Bir Ursula hayranı olarak birbirinden bağımsız olarak da okunabilen Hainli Döngüsü kitaplarından okumaya devam ediyorum.
Serinin ilk kitabı olarak da işaretlenmiş bu kitap sevgili Ursula'nın ilk yazdığı kitaplardan da birisi olma özelliğini taşıyor. Bu noktada kaleminin zamanla ne kadar geliştiğini görmek beni bir kez daha etkiledi diyebilirim.
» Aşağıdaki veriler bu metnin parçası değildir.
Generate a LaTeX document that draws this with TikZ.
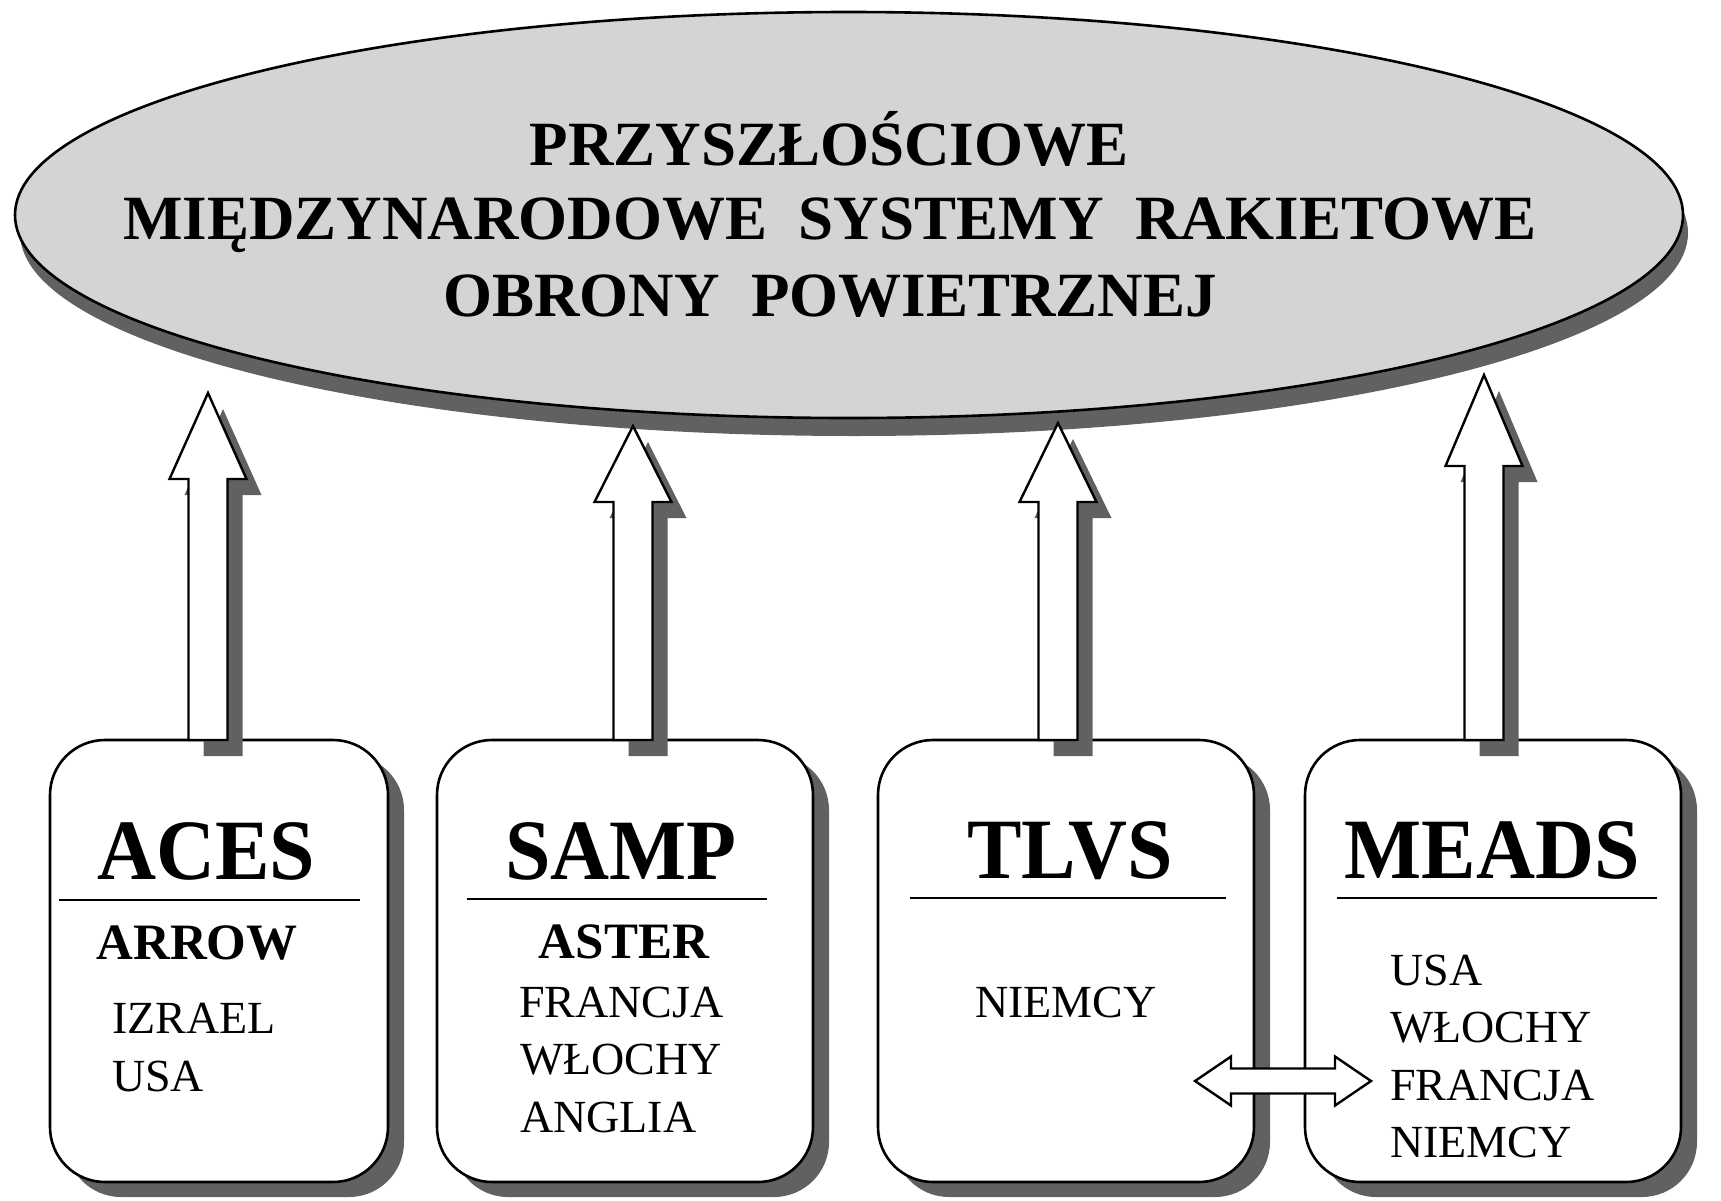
\documentclass[tikz,border=0pt]{standalone}
\usepackage{fontspec}
\setmainfont{Liberation Serif}
\newfontfamily\headfont[FakeStretch=0.95]{Liberation Serif}
\usepackage{tikz}
\usetikzlibrary{shadows}

\begin{document}
\begin{tikzpicture}[x=1pt,y=-1pt,
  shadowfill/.style={fill=black!62},
  sysbox/.style={draw=black,line width=2.6pt,fill=white,rounded corners=55pt,
    minimum width=376pt,minimum height=442pt,inner sep=0pt,outer sep=0pt,anchor=north west,
    drop shadow={shadow xshift=16pt,shadow yshift=-15pt,opacity=1,fill=black!62}},
  blockarrow/.style={draw=black,line width=2.4pt,fill=white,line join=miter},
  rule/.style={line width=2.6pt},
  headline/.style={anchor=base,inner sep=0pt,font=\fontsize{63}{75}\selectfont\bfseries},
  sysname/.style={anchor=base,inner sep=0pt,font=\headfont\fontsize{86}{100}\selectfont\bfseries},
  subname/.style={anchor=base,inner sep=0pt,font=\fontsize{51}{60}\selectfont\bfseries},
  country/.style={anchor=base west,inner sep=0pt,font=\fontsize{46}{57}\selectfont}]

  \useasboundingbox (0,0) rectangle (1721,1200);

  % the common goal
  \fill[shadowfill] (854,233) ellipse [x radius=834,y radius=203];
  \draw[line width=2.6pt,fill=black!17] (849,215) ellipse [x radius=834,y radius=203];
  \node[headline] (title1) at (829,165) {PRZYSZŁOŚCIOWE};
  \node[headline] (title2) at (830,239) {MIĘDZYNARODOWE~~SYSTEMY~~RAKIETOWE};
  \node[headline] (title3) at (830,316) {OBRONY~~POWIETRZNEJ};

  % the four programmes
  \node[sysbox,minimum width=338pt] (acesbox) at (50,740) {};
  \node[sysbox] (sampbox) at (437,740) {};
  \node[sysbox] (tlvsbox) at (878,740) {};
  \node[sysbox] (meadsbox) at (1305,740) {};

  \coordinate (acesfoot) at (208,740);
  \coordinate (sampfoot) at (633,740);
  \coordinate (tlvsfoot) at (1058,740);
  \coordinate (meadsfoot) at (1484,740);

  % block arrows up to the ellipse
  \foreach \foot/\shaft/\head in {acesfoot/261/86,sampfoot/238/76,tlvsfoot/238/79,meadsfoot/274/91} {
    \fill[shadowfill] ([shift={(15,16)}]\foot) ++(-19.5,0) -- ++(0,-\shaft) -- ++(-19,0)
      -- ++(38.5,-\head) -- ++(38.5,\head) -- ++(-19,0) -- ++(0,\shaft) -- cycle;
    \draw[blockarrow] (\foot) ++(-19.5,0) -- ++(0,-\shaft) -- ++(-19,0)
      -- ++(38.5,-\head) -- ++(38.5,\head) -- ++(-19,0) -- ++(0,\shaft) -- cycle;
  }

  % ACES
  \node[sysname] (aces) at (206,879) {ACES};
  \draw[rule] (59,900) -- (360,900);
  \node[subname] (arrow) at (197,959) {ARROW};
  \node[country] (izrael) at (112,1033) {IZRAEL};
  \node[country] (usaa) at (112,1091) {USA};

  % SAMP
  \node[sysname] (samp) at (621,879) {SAMP};
  \draw[rule] (467,899) -- (767,899);
  \node[subname] (aster) at (624,958) {ASTER};
  \node[country] (francjas) at (519,1017) {FRANCJA};
  \node[country] (wlochys) at (520,1074) {WŁOCHY};
  \node[country] (anglia) at (520,1132) {ANGLIA};

  % TLVS
  \node[sysname] (tlvs) at (1070,878) {TLVS};
  \draw[rule] (910,898) -- (1226,898);
  \node[country] (niemcyt) at (975,1017) {NIEMCY};

  % MEADS
  \node[sysname] (meads) at (1492,878) {MEADS};
  \draw[rule] (1337,898) -- (1657,898);
  \node[country] (usam) at (1390,985) {USA};
  \node[country] (wlochym) at (1390,1042) {WŁOCHY};
  \node[country] (francjam) at (1390,1100) {FRANCJA};
  \node[country] (niemcym) at (1390,1157) {NIEMCY};

  % link between TLVS and MEADS
  \coordinate (link) at (1283,1081);
  \draw[blockarrow] (link) ++(-88,0) -- ++(36,-24.5) -- ++(0,12) -- ++(104,0) -- ++(0,-12)
    -- ++(36,24.5) -- ++(-36,24.5) -- ++(0,-12) -- ++(-104,0) -- ++(0,12) -- cycle;
\end{tikzpicture}
\end{document}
Yine de Rocannon'un Dünyası o muhteşem giriş bölümü üzerine inşa edilmiş basit bir macera, sıradan bir yolculuk ve heyecanaız bir hikâyeden öteye gidemedi.
Keşke giriş bölümündeki kolye hikâyesi tadında bölümler okusaydık ya da İç Deniz Balıkçısı kitabındaki kalitede öyküler. Bunlar yerine güzel bir giriş olsa da insanoğlunun değer vermediği ama aslında çok önemli olan ırksal yeteneklerin adaptasyonu üzerine kurulu olan, yine de zayıf bir hikâyeden ileriye gidemeyen kısa bir roman olup çıkmış.
Tema güzel, giriş güzel, fikir güzel ama işleniş çok sıradan, anlatım ve hikâye sıkıcı ve yazardan kaynaklı beklentisi yüksek olan biz okurlar için ortalamanın üzerine çıkamayan bir kitap diyebiliriz.